The episode opens with Tina (Dan Mintz) being invited to join a Boyz 4 Now fan club. Knowing that Louise liked them, she invites her sister along. She is reluctant. However, news eventually breaks that Boo Boo is following a solo career, which upsets fan club president Krissy (Lauren Lapkus). Tina isn't that upset and decides to enter a contest to try and get Boo Boo to do one of his concerts at the Wharf. The issue is that once Krissy finds out, she decides to plan an alternative revenge: win the contest and puke on Boo Boo. Meanwhile, Louise is continuing to reject liking him. That is, until everyone discovers that Krissy plans to puke on him after riding a roller coaster. When this is the case, she jumps in front of Boo Boo to protect him. It's then that she admits that she likes him, but not really.
Meanwhile, Bob (Jon Benjamin) gets news that a famous murder that inspired Dick Tracy took place in his restaurant. However, Jimmy Pesto (Jay Johnston) also discovers this and decides to lie and say that it happened at his place. After setting up a sabotage, Bob finally decides to strike when Jimmy is most busy. However, Bob is too moved by Jimmy's enthusiasm and calls off the hit, feeling that the lie is better anyways. 


Rating: 4 out of 5


I have to say that I like when there's a conjoined feel to a Bob's Burgers episode. It's been awhile since there has been one as focused as this one. There are two basic plots that both share the similar theme of sacrifice. Whereas most episodes find the parents and kids having stories at odds with each other, this one at least manages to dovetail nicely with a lot of personal interests forcing people to selfishly make decisions that may or may not harm the community. One may involve puke and the other just involves Jimmy pretending that a loaf of bread is a bazooka, but that's not the point. The point is that some things are futile, and the choice to not make a big deal of them is the bigger payoff.
The first story is that of Tina, who must learn once again how to cope with being excised from a group. Speaking as music is key to the community, it makes sense that Tina would find solace in Krissy's group. It means a lot to have someone to bond over the hormone-addled music. However, it's also the point of contention when the band breaks up and there's a petty fight over whether or not Boo Boo being a solo artist is worthwhile. It's a stupid thing, but one that clearly appeals to teenagers. The big sacrifice is that Tina gives up her position in the club in order to pursue what she feels is right, which is to support Boo Boo through thick and thin.

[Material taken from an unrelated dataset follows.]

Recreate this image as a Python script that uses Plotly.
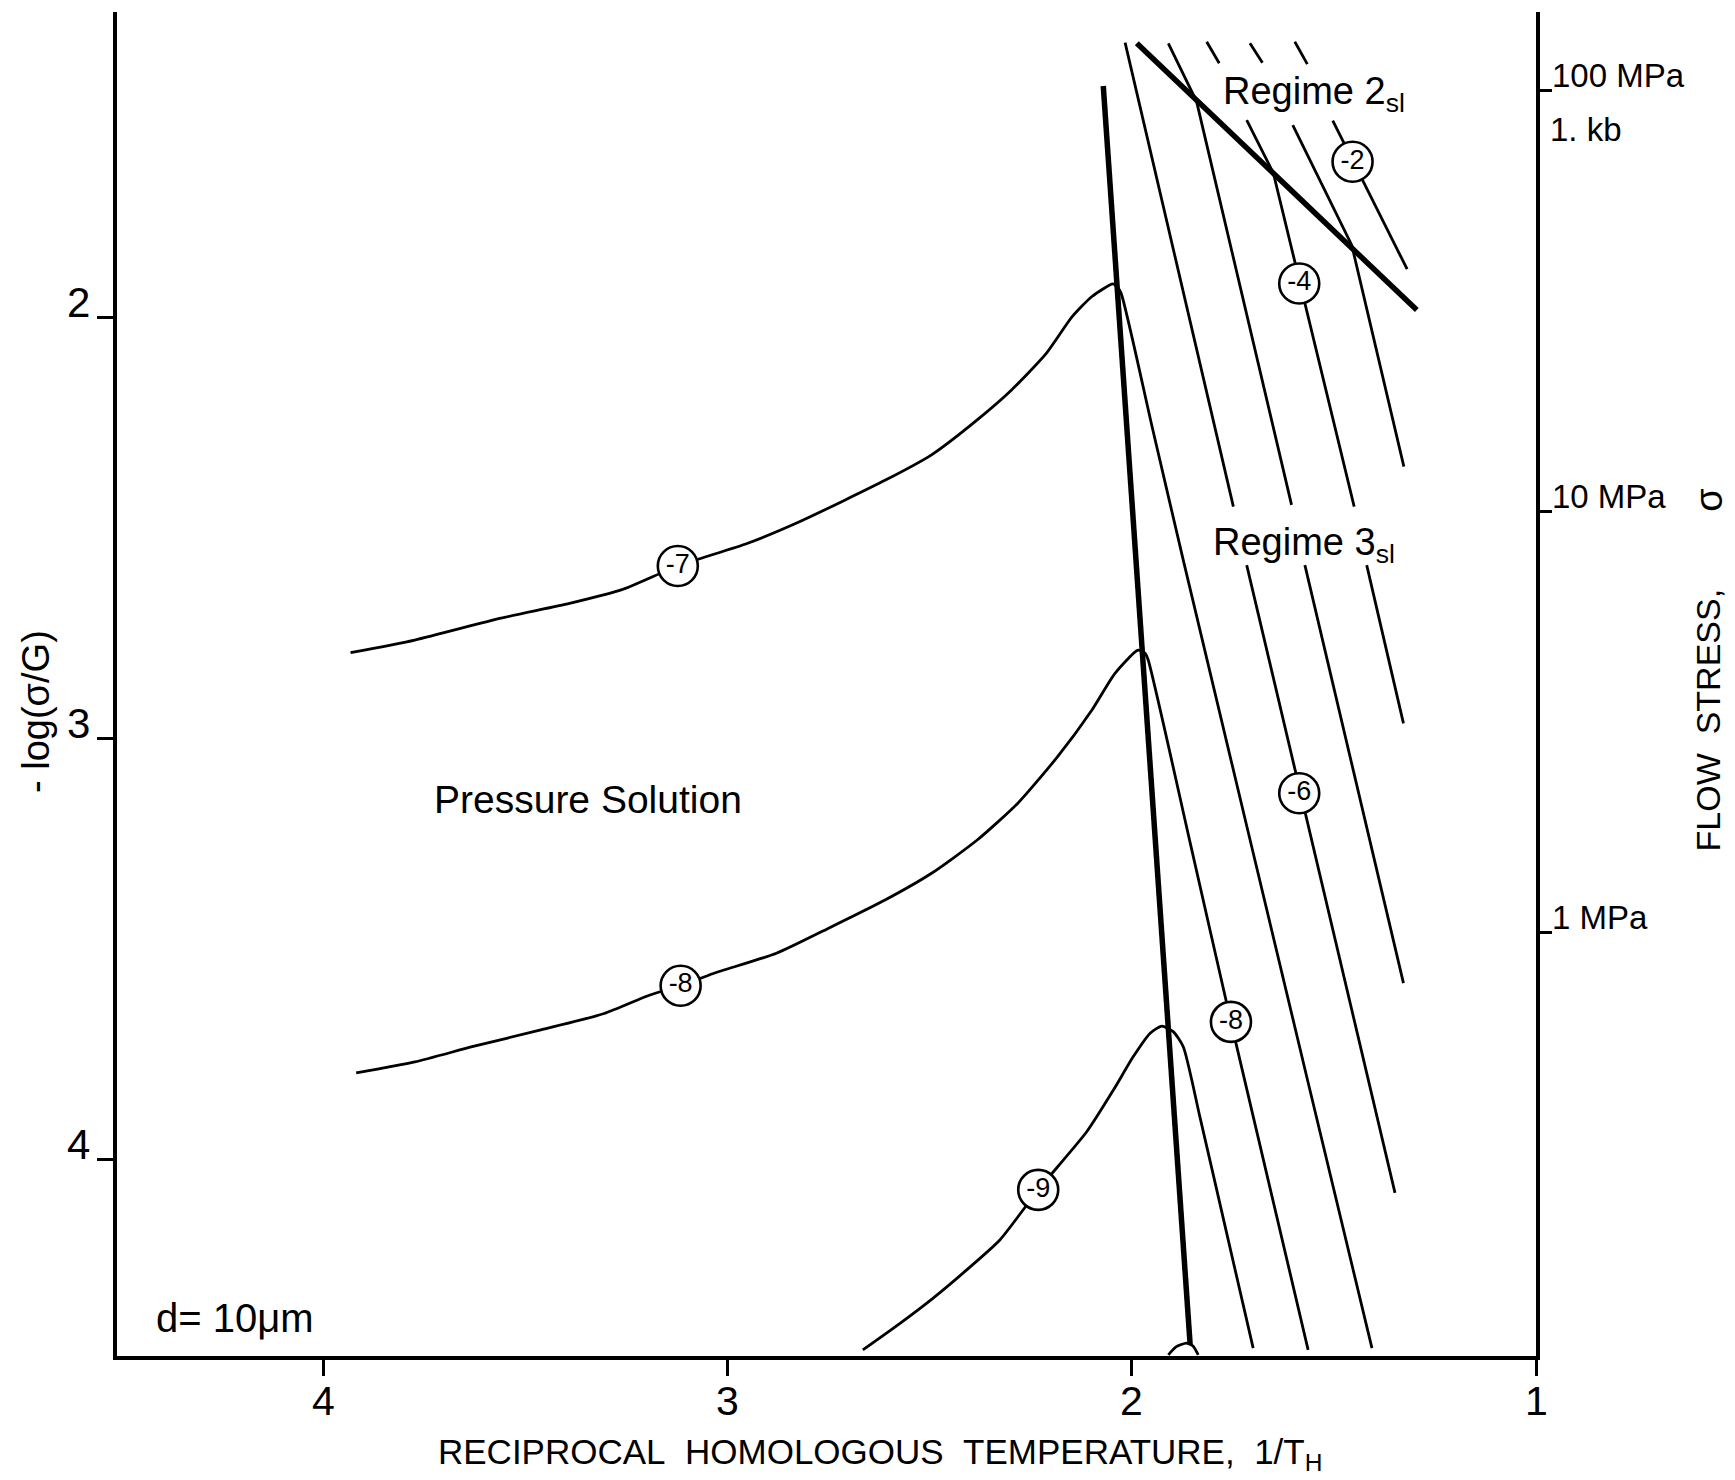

Meanwhile, the rest of the group is met with a series of their own problems. Louise's is the lesser of the evils, as she has to force herself to admit that she likes Boo Boo. This involves a whole lot of rejection, but it also involves lying to herself. The real struggle is to convince Krissy that she shouldn't sabotage another person's life just because they disagree with their decisions. To some extent, her punishment was the worst of everyone involved due to her having to throw up her vomit on the side of the stage instead of on Boo Boo. It looks far more shameful than her initial plan, and it embodies her realization that while she may not like the music, she has to accept that he's a person who is allowed to do whatever he wants. 

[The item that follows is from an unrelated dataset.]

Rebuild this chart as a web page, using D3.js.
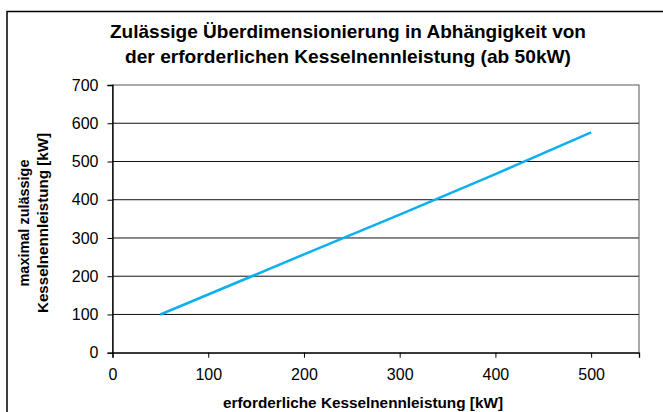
<!DOCTYPE html>
<html>
<head>
<meta charset="utf-8">
<script src="https://cdn.jsdelivr.net/npm/d3@7"></script>
<style>
  html, body { margin:0; padding:0; background:#fff; }
  svg { display:block; font-family:"Liberation Sans", Arial, sans-serif; }
</style>
</head>
<body>
<div id="chart"></div>
<script>
// Data
const leistung   = [50, 100, 200, 300, 400, 500];        // erforderliche Kesselnennleistung [kW]
const maxLeistung = [100, 152, 257, 361, 467, 576];      // maximal zulässige Kesselnennleistung [kW]
const xTicks = [0, 100, 200, 300, 400, 500];
const yTicks = [0, 100, 200, 300, 400, 500, 600, 700];
const titleLines = ['Zulässige Überdimensionierung in Abhängigkeit von', 'der erforderlichen Kesselnennleistung (ab 50kW)'];
const yTitleLines = ['maximal zulässige', 'Kesselnennleistung [kW]'];
const xTitle = 'erforderliche Kesselnennleistung [kW]';

const width = 663, height = 412;
const plot = { left:112.5, right:639, top:85, bottom:352.7 };

const svg = d3.select('#chart').append('svg')
  .attr('width', width).attr('height', height);

// chart frame (runs off the right and bottom edge like the original)
svg.append('rect')
  .attr('x', 7).attr('y', 11.5).attr('width', 720).attr('height', 440)
  .attr('fill', '#fff').attr('stroke', '#000').attr('stroke-width', 1.5);

const x = d3.scaleLinear().domain([0, 550]).range([plot.left, plot.right]);
const y = d3.scaleLinear().domain([0, 700]).range([plot.bottom, plot.top]);

// gridlines
svg.append('g')
  .selectAll('line')
  .data(yTicks.filter(d => d > 0 && d < 700))
  .join('line')
  .attr('x1', plot.left).attr('x2', plot.right)
  .attr('y1', d => y(d)).attr('y2', d => y(d))
  .attr('stroke', '#111').attr('stroke-width', 1);

// plot border
svg.append('rect')
  .attr('x', plot.left).attr('y', plot.top)
  .attr('width', plot.right - plot.left).attr('height', plot.bottom - plot.top)
  .attr('fill', 'none').attr('stroke', '#555').attr('stroke-width', 1);

// axes
const yAxis = svg.append('g')
  .attr('transform', `translate(${plot.left},0)`)
  .call(d3.axisLeft(y).tickValues(yTicks).tickSize(5).tickPadding(9));
const xAxis = svg.append('g')
  .attr('transform', `translate(0,${plot.bottom})`)
  .call(d3.axisBottom(x).tickValues(xTicks).tickSize(5).tickPadding(11));

[xAxis, yAxis].forEach(a => {
  a.select('.domain').attr('stroke', '#000').attr('stroke-width', 1.3);
  a.selectAll('.tick line').attr('stroke', '#000');
  a.selectAll('.tick text')
    .attr('font-family', '"Liberation Sans", Arial, sans-serif')
    .attr('font-size', 16).attr('fill', '#000');
});

// series line
const line = d3.line().x((d, i) => x(leistung[i])).y(d => y(d));
svg.append('path')
  .datum(maxLeistung)
  .attr('d', line)
  .attr('fill', 'none')
  .attr('stroke', '#0db0ee')
  .attr('stroke-width', 2.6);

// title
svg.append('g').selectAll('text')
  .data(titleLines)
  .join('text')
  .attr('x', 348).attr('y', (d, i) => 38 + i * 24.5)
  .attr('text-anchor', 'middle')
  .attr('font-size', 19).attr('font-weight', 'bold')
  .attr('textLength', (d, i) => [476, 446][i])
  .attr('lengthAdjust', 'spacingAndGlyphs')
  .text(d => d);

// y axis title
svg.append('g').selectAll('text')
  .data(yTitleLines)
  .join('text')
  .attr('transform', (d, i) => `translate(${24 + i * 19},223) rotate(-90)`)
  .attr('dy', '0.36em')
  .attr('text-anchor', 'middle')
  .attr('font-size', 15).attr('font-weight', 'bold')
  .attr('textLength', (d, i) => [127, 180][i])
  .attr('lengthAdjust', 'spacingAndGlyphs')
  .text(d => d);

// x axis title (sits at the very bottom edge, as in the original)
svg.append('text')
  .attr('x', 363).attr('y', 408)
  .attr('text-anchor', 'middle')
  .attr('font-size', 15).attr('font-weight', 'bold')
  .attr('textLength', 280)
  .attr('lengthAdjust', 'spacingAndGlyphs')
  .text(xTitle);
</script>
</body>
</html>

Meanwhile, Bob has his familiar conflicts with Jimmy. He has a chance to own a piece of town history, and Jimmy's ego snatches it away. There's a lot at play and inevitably causes him to consider ruing Pesto's business. It isn't a story that's nearly as fun as the main plot, but it does manage to show a certain growth in Bob's character. As he watches Jimmy act ridiculously, he admits that maybe the myth makes more sense in a pizza joint than a burger restaurant. It's not entirely clear, but it does seem like it's the one piece of leeway that Bob will hold over Jimmy if they ever get into another petty argument about inconsequential stuff. Still, the choice to walk away instead of perpetuating the problem is pretty noble and bold. It likely won't last, and they'll be arguing again sooner than later.

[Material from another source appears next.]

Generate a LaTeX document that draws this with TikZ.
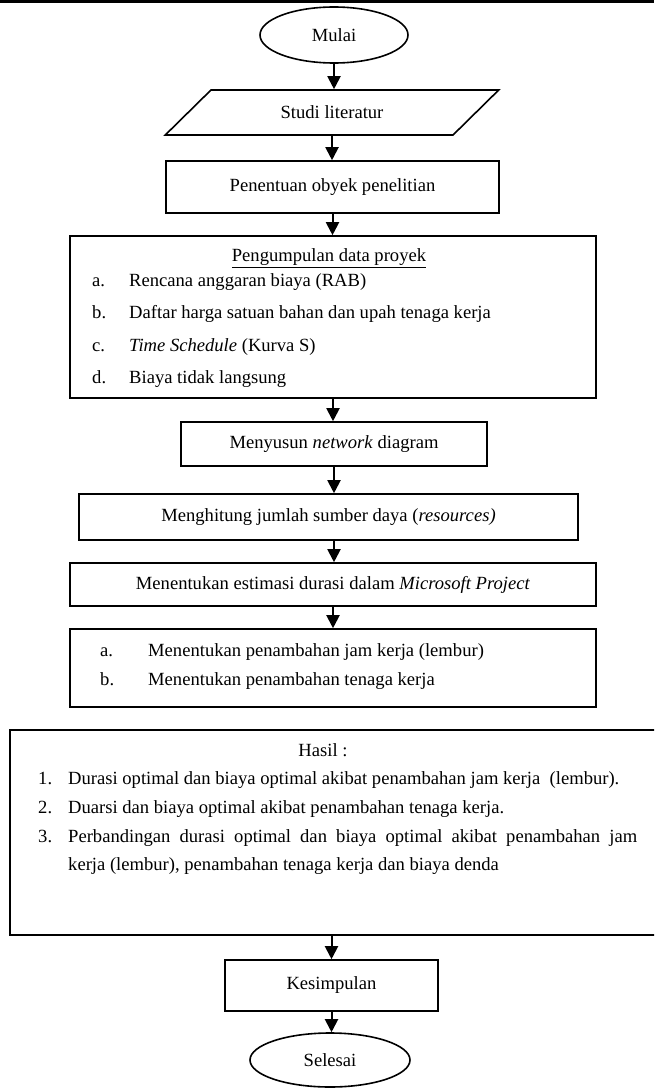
\documentclass[tikz,border=0pt]{standalone}
\usepackage{fontspec}
\setmainfont{Liberation Serif}
\usetikzlibrary{shapes.geometric,arrows.meta,positioning}

\tikzset{
    kotak/.style={draw, rectangle, line width=1.6pt, inner sep=0pt},
    lonjong/.style={draw, ellipse, line width=1.6pt, inner sep=0pt},
    jajar/.style={draw, trapezium, trapezium left angle=34, trapezium right angle=146,
        trapezium stretches=true, line width=1.6pt, inner sep=0pt},
    teks/.style={anchor=west, inner sep=0pt, text height=12pt, text depth=4pt},
    panah/.style={line width=2pt, -{Triangle[width=13pt,length=13pt]}}
}

\begin{document}
\begin{tikzpicture}[x=1pt, y=-1pt, font=\fontsize{18.6}{21}\selectfont]
        %BATAS
        \useasboundingbox (0,0) rectangle (654,1089);
        \clip (0,0) rectangle (654,1089);
        \fill[white] (0,0) rectangle (654,1089);

        %GARIS ATAS
        \fill[black] (0,0) rectangle (654,3.5);

        %MULAI
        \node[lonjong, minimum width=148pt, minimum height=56pt] (mulai) at (334,35) {Mulai};

        %STUDI LITERATUR
        \node[jajar, minimum width=334pt, minimum height=45pt] (studi) at (332,112.5) {Studi literatur};

        %PENENTUAN OBYEK
        \node[kotak, minimum width=333pt, minimum height=52pt] (obyek) at (332.5,187) {Penentuan obyek penelitian};

        %PENGUMPULAN DATA
        \node[kotak, minimum width=526pt, minimum height=162pt] (data) at (333,317) {};
        \node[inner sep=0pt] (judul) at (329,258) {\underline{Pengumpulan data proyek}};
        \node[teks] (da) at (92,282) {a.};
        \node[teks] (dat) at (129,282) {Rencana anggaran biaya (RAB)};
        \node[teks] (db) at (92,314) {b.};
        \node[teks] (dbt) at (129,314) {Daftar harga satuan bahan dan upah tenaga kerja};
        \node[teks] (dc) at (92,347) {c.};
        \node[teks] (dct) at (129,347) {\textit{Time Schedule} (Kurva S)};
        \node[teks] (dd) at (92,379) {d.};
        \node[teks] (ddt) at (129,379) {Biaya tidak langsung};

        %NETWORK
        \node[kotak, minimum width=306pt, minimum height=44pt] (network) at (334,444) {Menyusun \textit{network} diagram};

        %SUMBER DAYA
        \node[kotak, minimum width=499pt, minimum height=46pt] (sumber) at (328.5,517) {Menghitung jumlah sumber daya (\textit{resources)}};

        %ESTIMASI
        \node[kotak, minimum width=526pt, minimum height=43pt] (estimasi) at (333,584.5) {Menentukan estimasi durasi dalam \textit{Microsoft Project}};

        %PENAMBAHAN
        \node[kotak, minimum width=526pt, minimum height=78pt] (tambah) at (333,668) {};
        \node[teks] (ta) at (100,652) {a.};
        \node[teks] (tat) at (148,652) {Menentukan penambahan jam kerja (lembur)};
        \node[teks] (tb) at (100,681) {b.};
        \node[teks] (tbt) at (148,681) {Menentukan penambahan tenaga kerja};

        %HASIL
        \node[kotak, minimum width=650pt, minimum height=205pt] (hasil) at (335,832.5) {};
        \node[inner sep=0pt] (hjudul) at (323,750) {Hasil :};
        \node[teks] (h1) at (38,780) {1.};
        \node[teks] (h1t) at (68,780) {Durasi optimal dan biaya optimal akibat penambahan jam kerja~ (lembur).};
        \node[teks] (h2) at (38,809) {2.};
        \node[teks] (h2t) at (68,809) {Duarsi dan biaya optimal akibat penambahan tenaga kerja.};
        \node[teks] (h3) at (38,838) {3.};
        \node[teks] (h3t) at (68,838) {\makebox[569pt][s]{Perbandingan durasi optimal dan biaya optimal akibat penambahan jam}};
        \node[teks] (h3u) at (68,866) {kerja (lembur), penambahan tenaga kerja dan biaya denda};

        %KESIMPULAN
        \node[kotak, minimum width=213pt, minimum height=51pt] (simpul) at (331.5,985.5) {Kesimpulan};

        %SELESAI
        \node[lonjong, minimum width=160pt, minimum height=54pt] (selesai) at (330,1060) {Selesai};

        %PANAH
        \draw[panah] (mulai.south) -- (mulai.south |- studi.north);
        \draw[panah] (studi.south) -- (studi.south |- obyek.north);
        \draw[panah] (obyek.south) -- (obyek.south |- data.north);
        \draw[panah] (data.south) -- (data.south |- network.north);
        \draw[panah] (network.south) -- (network.south |- sumber.north);
        \draw[panah] (network.south |- sumber.south) -- (network.south |- estimasi.north);
        \draw[panah] (estimasi.south) -- (estimasi.south |- tambah.north);
        \draw[panah] (simpul.north |- hasil.south) -- (simpul.north);
        \draw[panah] (simpul.south) -- (simpul.south |- selesai.north);
\end{tikzpicture}
\end{document}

Bob's Burgers rarely gets this deep. It's an odd thing to say, especially in an episode that features people making gun noises and kids vomiting. However, not since the Christmas episode has this series managed to be so good at showing heart. It especially works well when both plots work thematically on the same level. Overall, this season is looking to end on a high note, and I am glad that it is reaching its 100th episode with a little grace and dignity. Thankfully, it still manages to be very funny at the same time.